People sometimes compare SDK and API as if they are competing objects. In reality, many SDKs are built on top of APIs. The API defines the interface. The SDK makes that interface easier to use in a specific language, framework, device environment, or product scenario. That is why an SDK can speed up development without replacing the underlying API contract.

API gives control, but also more implementation responsibility

If your team is comfortable building authentication flows, retries, object mapping, event handling, and integration logic itself, an API can be the cleaner long-term path. It keeps the architecture more flexible and often makes sense when the workflow has to fit into a larger internal system. But the cost of that control is implementation work.

SDK saves time when the repeated work is not your competitive advantage

If the main priority is getting a feature live quickly rather than owning every integration detail, an SDK can be a much better fit. It reduces repeated engineering work and gives the team a more guided path. That is especially valuable when the product team needs to ship client-facing functionality fast and does not want to rebuild the same scaffolding from scratch.

The real choice is ownership vs speed

That is the most useful mental model. API-first usually increases freedom and ownership. SDK-first usually increases speed and convenience. Neither is automatically better. The right choice depends on whether the team needs custom workflow control, deeper backend orchestration, and architecture flexibility, or whether it needs a faster route to a working integration.

In video systems, the difference becomes very practical

Video workflows make this distinction easier to see. An API-led model is often stronger when the team needs control over uploads, assets, playback logic, recording workflows, automation, or product-specific business rules. An SDK-led model can be stronger when the team needs faster client integration, packaged playback behavior, or less repeated implementation work on device and frontend surfaces.

If you want the product-facing API route directly, the relevant next page is video API explained. If the workflow is already moving beyond a simple embedded feature, the broader platform path can start with Callaba Cloud or the self-hosted installation guide.

Do not choose SDK or API by buzzword alone

Some teams choose APIs because they sound more flexible. Others choose SDKs because they sound easier. Both can be wrong if the internal team, shipping timeline, and product ownership model are not considered honestly. A thin team under delivery pressure may need the SDK path. A platform team building long-lived workflow control may need the API path.

FAQ

Is an SDK the same as an API?

No. An API is an interface. An SDK is a broader development toolkit that may include APIs plus helpers, libraries, and packaged implementation paths.
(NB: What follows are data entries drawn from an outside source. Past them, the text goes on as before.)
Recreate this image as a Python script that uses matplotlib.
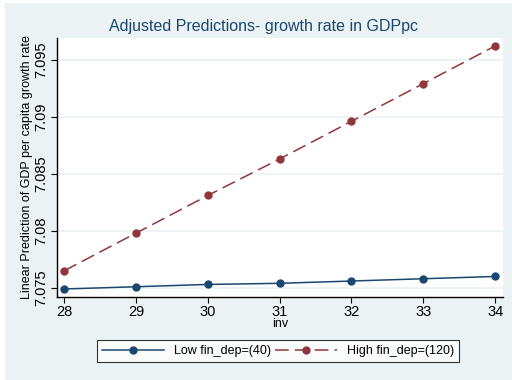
import matplotlib.pyplot as plt
from matplotlib.patches import Rectangle

plt.rcParams['font.family'] = ['Liberation Sans', 'DejaVu Sans']

inv = [28, 29, 30, 31, 32, 33, 34]
low = [7.0749, 7.0751, 7.0753, 7.0754, 7.0756, 7.0758, 7.0760]
high = [7.0765, 7.0798, 7.0831, 7.0863, 7.0896, 7.0929, 7.0962]
yticks = [7.075, 7.08, 7.085, 7.09, 7.095]
ylabels = ['7.075', '7.08', '7.085', '7.09', '7.095']

bg = '#eaf2f3'
fig = plt.figure(figsize=(5.12, 3.8), dpi=100, facecolor='white')
fig.patches.append(Rectangle((5 / 512, 0), 1, 1 - 3 / 380, transform=fig.transFigure,
                             facecolor=bg, edgecolor='none', zorder=-1))
ax = fig.add_axes([57 / 512, 1 - 297 / 380, 446 / 512, 259 / 380])
ax.set_facecolor('white')

ax.plot(inv, low, color='#1a476f', marker='o', markersize=5, lw=1.1,
        label='Low fin_dep=(40)')
ax.plot(inv, high, color='#90353b', marker='o', markersize=5, lw=1.1,
        dashes=(9, 4), label='High fin_dep=(120)')

ax.set_xlim(27.9, 34.11)
ax.set_ylim(7.0742, 7.0969)
ax.set_xticks(inv)
ax.set_yticks(yticks)
ax.set_yticklabels(ylabels, rotation=90, va='center')
ax.tick_params(labelsize=10.5, length=4, width=0.8, pad=2)
ax.grid(axis='y', color=bg, lw=1.2)
ax.set_axisbelow(True)
for s in ['top', 'right']:
    ax.spines[s].set_visible(False)
ax.spines['left'].set_linewidth(1)
ax.spines['bottom'].set_linewidth(1)

ax.set_xlabel('inv', fontsize=9, labelpad=-1)
ax.set_ylabel('Linear Prediction of GDP per capita growth rate', fontsize=9, labelpad=1)
fig.text(263.5 / 512, 1 - 27 / 380, 'Adjusted Predictions- growth rate in GDPpc',
         fontsize=11.5, color='#1a476f', ha='center', va='center')

leg = fig.legend(loc='center', bbox_to_anchor=(278 / 512, 1 - 351 / 380), ncol=2,
                 fontsize=9, frameon=True, fancybox=False, handlelength=5,
                 columnspacing=0.3, borderpad=0.4, edgecolor='black')
leg.get_frame().set_linewidth(0.8)

fig.savefig('out.png', dpi=100, facecolor=fig.get_facecolor())
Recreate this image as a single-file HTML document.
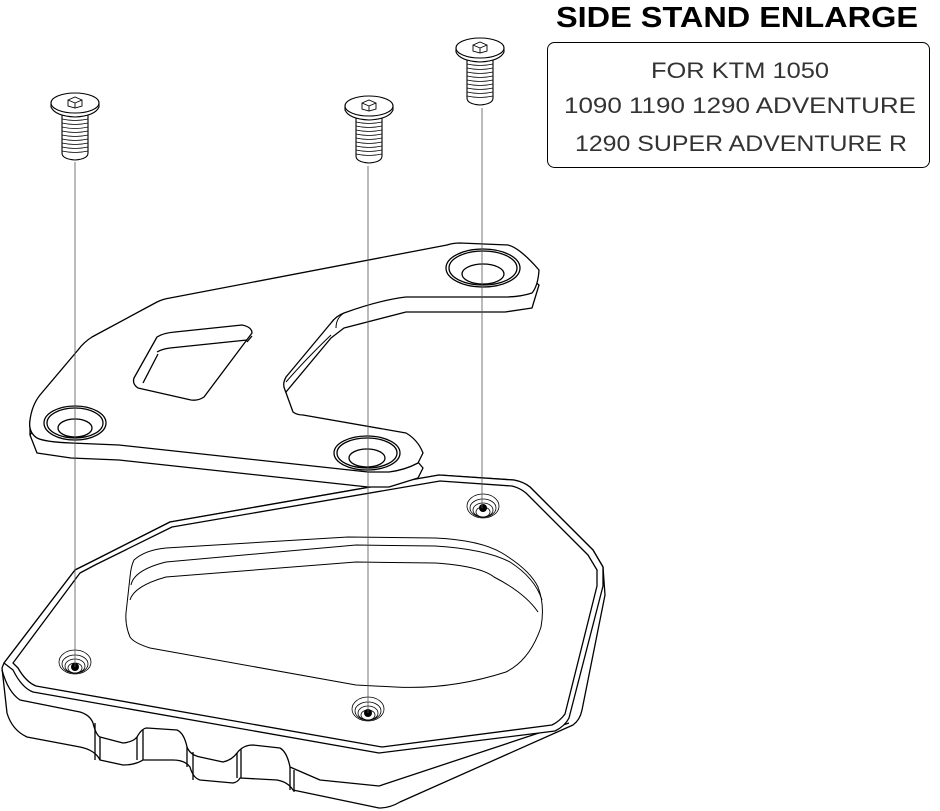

Is an API better than an SDK?

Not automatically. An API is often better for custom control. An SDK is often better for speed and convenience.

Can you have both an API and an SDK?

Yes. In many products, the SDK is built on top of the API and exists to make common integration tasks faster.

Final practical rule

Choose an API when custom control and long-term workflow ownership matter most. Choose an SDK when faster implementation and less repeated plumbing matter more. In real systems, the best products often give you both, but they are solving different parts of the same integration problem.